There was a little Divine Order at play when Sam decided to finally come home to Boston to see Mom and me and my kids.. and to see a healer that I loved and trusted who had healed some pancreatic cancer patients. Because of that I had some amazing private time with my brother..which was hard to get even during normal visits. We talked a lot. We cried. I dug my fists into his kidneys and did energy work on him for hours until he could sleep when he was in so much pain the night before he went into the hospital.. not knowing he was in organ failure. We told the truth to each other.. always. I thank God for those days and that week.. more than I can ever say.
Then things got very bad.. hospital.. palliative care only.. and dying.. We gathered. My brother Adam and his kids flew in. We stayed with him and loved him. I would have done anything for him.. anything. Before he went truly down under with the pain medication and into the real dying.. he told me he loved me and thanked me for taking care of him. Every night leaving the hospital I played my I-tunes and sobbed in my car in the hour it took to get home. Losing Sam was unimaginable as much as it was obviously underway. Even though my Dad died when I was 23, after a very protracted illness. I have to say this was worse. Sam and I had 45 years together and I trusted and loved him like no other. Maybe the saddest most poignant moment in those last days was when my brother Adam and I were alone with our little brother, who was no longer conscious. Just the three of us. Knowing soon there would only be two of us. We told him how brave he’d been, how much we knew he’d fought.. that we would look after everyone and that he was free to leave his war-torn body and go find Mark and Daddy and all his stray dogs and fly beyond. It was the last time we saw him.
That Wednesday morning I woke up early.. and heard Sam’s voice in my head telling me he had to go.. that he needed to go.. and I said I know.. It was a moment and I felt like I was just making it up in my head. Five minutes later my mom called to tell me Sam had died. I definitely believe he found a way to say goodbye.

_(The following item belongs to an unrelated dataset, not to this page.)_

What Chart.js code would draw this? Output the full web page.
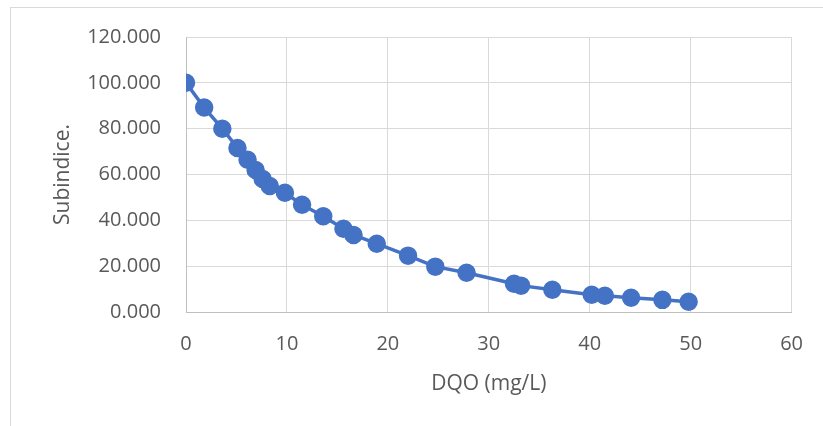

As I write this, it’s been about 6 weeks. I don’t feel better. I still cry every day but I try to cordon it off to once a day. Part of me is still in shock I think. It’s just too big to digest completely. My husband Andy is the kindest person I know and I thank God for him. My sons, my mother, my friends. My sister in law is the one I turn to when I miss him the most. I definitely got a sister amidst all of this and I am so grateful for her. And for the other angels that were with us in those last days.. who will be forever etched on my heart as we all moved through those sacred moments together.
As always when I am troubled, I look to sacred teachings and teachers, to time outside in nature, to my small circle of those I love. I am deep in the cycle of death and hopefully rebirth. None of us goes untouched in this life. We all experience great pain, losses, tragedies. In our humanity and in our shared experiences, we come together, and that has moved me deeply. The kindness of other people some of whom I barely know has at times taken my breath away. It goes without saying that I will miss my beloved brother forever. He was my heart and I loved him so.